Comment 9 Carlos O'Donell 2014-03-06 19:26:41 UTC
(In reply to James B. Byrne from comment #8)
> > It's a bug if the locale doesn't meet the government standards. 
> > File a bug against RHEL6 and it will go into the queue of bugs to get
> > fixed. Please understand that the bug will be prioritized against other
> > bugs to fix in the release.
> 
> This implies that I am to file another identical bug report on some other
> venue.  Where is that venue if not here?

This bug is an RFE, for fixing the documentation.

I'm requesting you file a second bug, again with Red Hat, about fixing the locale or adding a new locale. Since that additional locale is orthogonal to documenting this and making it easier.
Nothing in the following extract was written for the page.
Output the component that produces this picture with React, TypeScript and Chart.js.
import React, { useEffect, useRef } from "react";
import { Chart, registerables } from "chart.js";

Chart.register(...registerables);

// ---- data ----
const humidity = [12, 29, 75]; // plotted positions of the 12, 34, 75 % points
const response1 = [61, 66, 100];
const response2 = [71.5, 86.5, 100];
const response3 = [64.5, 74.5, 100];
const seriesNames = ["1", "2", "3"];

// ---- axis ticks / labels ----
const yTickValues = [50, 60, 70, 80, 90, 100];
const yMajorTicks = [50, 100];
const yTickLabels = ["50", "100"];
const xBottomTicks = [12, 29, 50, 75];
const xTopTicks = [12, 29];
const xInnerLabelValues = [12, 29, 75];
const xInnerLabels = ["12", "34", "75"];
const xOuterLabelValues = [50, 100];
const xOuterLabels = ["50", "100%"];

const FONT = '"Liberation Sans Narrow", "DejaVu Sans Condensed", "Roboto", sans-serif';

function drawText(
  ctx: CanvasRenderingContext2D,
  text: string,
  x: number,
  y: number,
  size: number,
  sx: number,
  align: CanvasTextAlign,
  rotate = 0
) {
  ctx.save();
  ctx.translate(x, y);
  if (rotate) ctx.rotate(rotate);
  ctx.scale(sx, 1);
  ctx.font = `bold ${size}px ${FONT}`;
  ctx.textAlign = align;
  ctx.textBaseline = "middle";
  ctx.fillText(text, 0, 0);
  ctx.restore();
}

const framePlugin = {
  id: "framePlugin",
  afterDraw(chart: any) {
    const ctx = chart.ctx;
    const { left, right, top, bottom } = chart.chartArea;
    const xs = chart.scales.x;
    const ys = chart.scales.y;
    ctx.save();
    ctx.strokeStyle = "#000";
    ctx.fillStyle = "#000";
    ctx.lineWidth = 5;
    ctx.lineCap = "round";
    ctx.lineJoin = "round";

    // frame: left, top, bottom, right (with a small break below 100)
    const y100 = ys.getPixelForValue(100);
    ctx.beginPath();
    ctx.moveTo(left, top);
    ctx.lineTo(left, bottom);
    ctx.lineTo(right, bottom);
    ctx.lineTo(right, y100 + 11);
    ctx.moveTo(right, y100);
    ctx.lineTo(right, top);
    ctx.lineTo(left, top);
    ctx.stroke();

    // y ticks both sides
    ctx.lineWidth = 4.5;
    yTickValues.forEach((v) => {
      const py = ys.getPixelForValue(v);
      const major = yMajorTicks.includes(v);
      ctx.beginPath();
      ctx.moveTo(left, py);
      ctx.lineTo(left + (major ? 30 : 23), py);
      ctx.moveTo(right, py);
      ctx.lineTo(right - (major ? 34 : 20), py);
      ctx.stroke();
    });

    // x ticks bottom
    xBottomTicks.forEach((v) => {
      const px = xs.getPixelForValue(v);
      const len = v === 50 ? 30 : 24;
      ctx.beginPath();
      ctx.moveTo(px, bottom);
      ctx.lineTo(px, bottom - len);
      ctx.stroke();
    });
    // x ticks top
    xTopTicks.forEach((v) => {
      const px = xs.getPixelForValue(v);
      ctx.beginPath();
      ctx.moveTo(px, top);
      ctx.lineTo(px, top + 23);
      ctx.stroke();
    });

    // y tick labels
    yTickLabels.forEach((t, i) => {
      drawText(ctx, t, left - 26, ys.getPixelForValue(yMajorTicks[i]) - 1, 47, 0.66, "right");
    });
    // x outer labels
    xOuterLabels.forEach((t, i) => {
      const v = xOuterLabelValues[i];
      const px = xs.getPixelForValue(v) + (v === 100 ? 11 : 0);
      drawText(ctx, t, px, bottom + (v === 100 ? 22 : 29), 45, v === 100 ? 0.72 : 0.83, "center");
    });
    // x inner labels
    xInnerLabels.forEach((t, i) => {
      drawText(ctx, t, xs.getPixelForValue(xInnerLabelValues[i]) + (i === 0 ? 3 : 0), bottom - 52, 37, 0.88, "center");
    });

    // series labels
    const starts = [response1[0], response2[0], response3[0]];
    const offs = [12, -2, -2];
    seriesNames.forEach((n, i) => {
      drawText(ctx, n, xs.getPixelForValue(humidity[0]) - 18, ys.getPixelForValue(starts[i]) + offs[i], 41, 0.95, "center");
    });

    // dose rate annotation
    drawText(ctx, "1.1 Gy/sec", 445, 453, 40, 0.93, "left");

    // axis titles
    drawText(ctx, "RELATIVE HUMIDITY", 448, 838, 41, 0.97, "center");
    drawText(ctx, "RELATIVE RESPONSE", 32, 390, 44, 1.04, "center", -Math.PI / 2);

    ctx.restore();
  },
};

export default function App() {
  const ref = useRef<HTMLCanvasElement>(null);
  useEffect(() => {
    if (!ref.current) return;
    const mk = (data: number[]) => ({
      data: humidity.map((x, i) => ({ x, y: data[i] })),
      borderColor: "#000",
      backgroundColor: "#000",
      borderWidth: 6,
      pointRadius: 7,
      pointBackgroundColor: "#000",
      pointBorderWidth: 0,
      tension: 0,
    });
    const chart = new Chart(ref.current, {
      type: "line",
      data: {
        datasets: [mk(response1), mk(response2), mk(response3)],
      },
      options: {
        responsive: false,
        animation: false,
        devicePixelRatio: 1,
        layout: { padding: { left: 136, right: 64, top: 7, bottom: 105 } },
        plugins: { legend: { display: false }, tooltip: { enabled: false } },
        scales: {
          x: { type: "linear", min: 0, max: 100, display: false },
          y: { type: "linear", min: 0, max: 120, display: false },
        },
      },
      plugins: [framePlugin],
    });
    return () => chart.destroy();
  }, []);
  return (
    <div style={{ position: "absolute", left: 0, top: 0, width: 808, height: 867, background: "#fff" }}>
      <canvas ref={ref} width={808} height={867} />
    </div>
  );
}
Does that answer your question?

> The upstream maintainers have stated that the legal requirement of the
> Canadian Government has no bearing on what they, the maintainers, think
> suitable for the Canadian LOCALES en_CA and fr_CA.  See:
> https://sourceware.org/bugzilla/show_bug.cgi?id=12731#c4

One maintainer responding does not constitute consensus. Upstream is a consensus driven community. Also I am Canadian, and as a Canadian I expect %Y-%m-%d also.
 
> So, how does this bug get fixed?

I fix it upstream after gathering consensus.

Cheers,
Carlos.

Comment 24 Marko Myllynen 2016-11-07 10:52:52 UTC
RHEL 7.3 now contains updated locale/localedef man pages which should provide information about locale installation, localedef, and locale source file format.

Thanks.

Comment 27 Florian Weimer 2020-05-11 14:09:19 UTC
This work has to come from upstream (either from glibc or man-pages).

Given that there is already publicly available documentation from other sources, it is not likely that new material will be added to the GNU C Library manual.